Theology contemplates passages like this in the light of our human experience. We often ask for things or experiences or relief in prayer, and don’t get what we have asked for. When I was a middle manager with Connecticut Mutual, I asked–even prayed–for a general agent’s position in another city. Despite on paper being the most qualified number two guy, I was passed over time and time again. All the opportunities blew away. A decade later, all those general agents were looking for jobs, because the company had been devoured by a larger company. I found out that one of the big shots at CM had vowed–for a reason I never learned–that I would never be a general agent with Connecticut Mutual. So God had used that company’s Haman to save our family from being stranded, broke and unemployed, in Louisville. That’s a very personal reason why I like to pray “Thy will be done.”

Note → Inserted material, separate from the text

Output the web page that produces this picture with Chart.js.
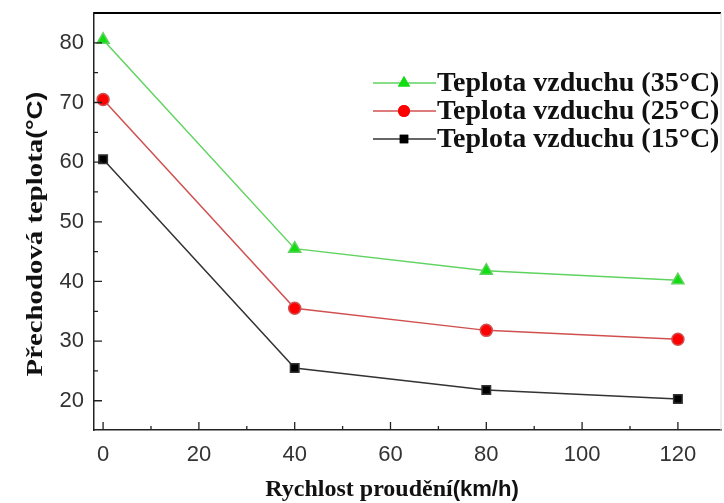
<!DOCTYPE html>
<html>
<head>
<meta charset="utf-8">
<script src="https://cdn.jsdelivr.net/npm/chart.js@4"></script>
<style>
  body { margin: 0; background: #fff; }
  #wrap { width: 724px; height: 503px; position: relative; }
</style>
</head>
<body>
<div id="wrap"><canvas id="myChart"></canvas></div>
<script>
// air speed (km/h) and transition temperature (°C)
var speeds = [0, 40, 80, 120];
var temp35 = [80.5, 45.5, 41.8, 40.2];
var temp25 = [70.5, 35.5, 31.8, 30.3];
var temp15 = [60.5, 25.5, 21.8, 20.3];
var seriesLabels = ["Teplota vzduchu (35°C)", "Teplota vzduchu (25°C)", "Teplota vzduchu (15°C)"];
var xTicks = [0, 20, 40, 60, 80, 100, 120];
var yTicks = [20, 30, 40, 50, 60, 70, 80];

function pts(vals) {
    return speeds.map(function (s, i) { return { x: s, y: vals[i] }; });
}

var ctx = document.getElementById("myChart").getContext("2d");

var data = {
    datasets: [
        {
            label: seriesLabels[0],
            data: pts(temp35),
            borderColor: "#5fd35f",
            backgroundColor: "#11dd11",
            pointStyle: "triangle",
            pointRadius: 7,
            borderWidth: 1.5,
            showLine: true,
        },
        {
            label: seriesLabels[1],
            data: pts(temp25),
            borderColor: "#d05050",
            backgroundColor: "#ff0000",
            pointStyle: "circle",
            pointRadius: 6,
            borderWidth: 1.5,
            showLine: true,
        },
        {
            label: seriesLabels[2],
            data: pts(temp15),
            borderColor: "#333333",
            backgroundColor: "#000000",
            pointStyle: "rect",
            pointRadius: 6,
            borderWidth: 1.5,
            showLine: true,
        },
    ],
};

function noPad(s) {
    s.paddingTop = 0; s.paddingBottom = 0; s.paddingLeft = 0; s.paddingRight = 0;
}

// inward ticks, frame, axis titles and the in-plot legend
var decor = {
    id: "decor",
    afterDraw: function (chart) {
        var c = chart.ctx, a = chart.chartArea;
        var xs = chart.scales.x, ys = chart.scales.y;
        c.save();
        // frame: top black, right light grey
        c.strokeStyle = "#000";
        c.lineWidth = 2;
        c.beginPath(); c.moveTo(a.left, a.top); c.lineTo(a.right, a.top); c.stroke();
        c.strokeStyle = "#d8d8d8";
        c.lineWidth = 1;
        c.beginPath(); c.moveTo(a.right, a.top); c.lineTo(a.right, a.bottom); c.stroke();

        c.strokeStyle = "#222";
        c.lineWidth = 1.3;
        c.beginPath();
        for (var v = 0; v <= 120; v += 10) {
            var px = xs.getPixelForValue(v);
            var len = (v % 20 === 0) ? 8 : 4;
            c.moveTo(px, a.bottom); c.lineTo(px, a.bottom - len);
        }
        for (var w = 20; w <= 80; w += 5) {
            var py = ys.getPixelForValue(w);
            var l2 = (w % 10 === 0) ? 8 : 4;
            c.moveTo(a.left, py); c.lineTo(a.left + l2, py);
        }
        c.stroke();

        // x title: serif part + sans part
        c.fillStyle = "#111";
        c.textBaseline = "alphabetic";
        var f1 = "bold 24px 'Liberation Serif'", f2 = "bold 22px 'Liberation Sans'";
        c.font = f1; var w1 = c.measureText("Rychlost proudění").width;
        c.font = f2; var w2 = c.measureText("(km/h)").width;
        var x0 = 392 - (w1 + w2) / 2;
        c.font = f1; c.fillText("Rychlost proudění", x0, 496);
        c.font = f2; c.fillText("(km/h)", x0 + w1, 496);

        // y title, rotated and slightly stretched along its length
        var f3 = "bold 24px 'Liberation Serif'", f4 = "bold 22px 'Liberation Sans'";
        c.save();
        c.translate(42, 234);
        c.rotate(-Math.PI / 2);
        c.scale(1.2, 1);
        c.font = f3; var w3 = c.measureText("Přechodová teplota").width;
        c.font = f4; var w4 = c.measureText("(°C)").width;
        var y0 = -(w3 + w4) / 2;
        c.font = f3; c.fillText("Přechodová teplota", y0, 0);
        c.font = f4; c.fillText("(°C)", y0 + w3, 0);
        c.restore();

        // legend
        var rows = [83, 111, 139];
        chart.data.datasets.forEach(function (ds, i) {
            var y = rows[i];
            c.strokeStyle = ds.borderColor;
            c.lineWidth = 1.5;
            c.beginPath(); c.moveTo(373, y); c.lineTo(436, y); c.stroke();
            c.fillStyle = ds.backgroundColor;
            c.beginPath();
            Chart.helpers.drawPoint(c, { pointStyle: ds.pointStyle, radius: ds.pointRadius, rotation: 0, borderWidth: 0 }, 404, y);
            c.fill();
            c.fillStyle = "#111";
            c.font = "bold 28px 'Liberation Serif'";
            c.textBaseline = "middle";
            c.fillText(ds.label, 437, y + 1);
        });
        c.restore();
    },
};

var options = {
    responsive: true,
    maintainAspectRatio: false,
    animation: false,
    layout: { autoPadding: false, padding: { left: 0, top: 13, right: 3, bottom: 0 } },
    elements: {
        point: { borderWidth: 0 },
        line: { tension: 0 },
    },
    plugins: {
        legend: { display: false },
        tooltip: { enabled: false },
    },
    scales: {
        x: {
            type: "linear",
            min: -1.9,
            max: 129,
            afterBuildTicks: function (s) { s.ticks = xTicks.map(function (v) { return { value: v }; }); },
            afterFit: function (s) { s.height = 73; noPad(s); },
            grid: { display: true, drawOnChartArea: false, drawTicks: false },
            border: { display: true, color: "#222", width: 1.5 },
            ticks: {
                padding: 12,
                color: "#333",
                font: { family: "'Liberation Sans'", size: 22 },
                maxRotation: 0,
            },
        },
        y: {
            min: 15.1,
            max: 85,
            afterBuildTicks: function (s) { s.ticks = yTicks.map(function (v) { return { value: v }; }); },
            afterFit: function (s) { s.width = 94; noPad(s); },
            grid: { display: true, drawOnChartArea: false, drawTicks: false },
            border: { display: true, color: "#222", width: 1.5 },
            ticks: {
                padding: 10,
                color: "#333",
                font: { family: "'Liberation Sans'", size: 22 },
            },
        },
    },
};

var myChart = new Chart(ctx, {
    type: "scatter",
    data: data,
    options: options,
    plugins: [decor],
});
</script>
</body>
</html>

What Jesus is telling us today is to pray for the good things that God has for us, whether we can see what they are or not, whether we immediately enjoy the experience or not. For example, this Lent we shouldn’t pray for suffering, but we ought to pray that any suffering we might endure would be done in union with Christ’s suffering, and be redemptive. We should always pray for grace, for ourselves and others, and expect it to come to us. But we should be measured in our prayer for physical health and wealth, and always add “if it be in Thy plan, Lord.” That’s one way theology–which is faith seeking understanding–can help us in our personal journey with and to Christ.
The popes add that theology demands “the humility to be ‘touched’ by God, admitting its own limitations before the mystery, while striving to investigate, with the discipline proper to reason, the inexhaustible riches of this mystery.
“Theology also shares in the ecclesial form of faith; its light is the light of the believing subject which is the Church. This implies, on the one hand, that theology must be at the service of the faith of Christians, that it must work humbly to protect and deepen the faith of everyone, especially ordinary believers. On the other hand, because it draws its life from faith, theology cannot consider the magisterium of the Pope and the bishops in communion with him as something extrinsic, a limitation of its freedom, but rather as one of its internal, constitutive dimensions, for the magisterium ensures our contact with the primordial source and thus provides the certainty of attaining to the word of Christ in all its integrity.”
The Magisterium is a great gift, a kind of spring of understanding welling up from the mind and heart of God. Theologians who deny the truth that comes from the Popes and bishops cut themselves off from that spring, which is why much of their work is dry and sterile. Let’s pray for theologians, and for our bishops, every day.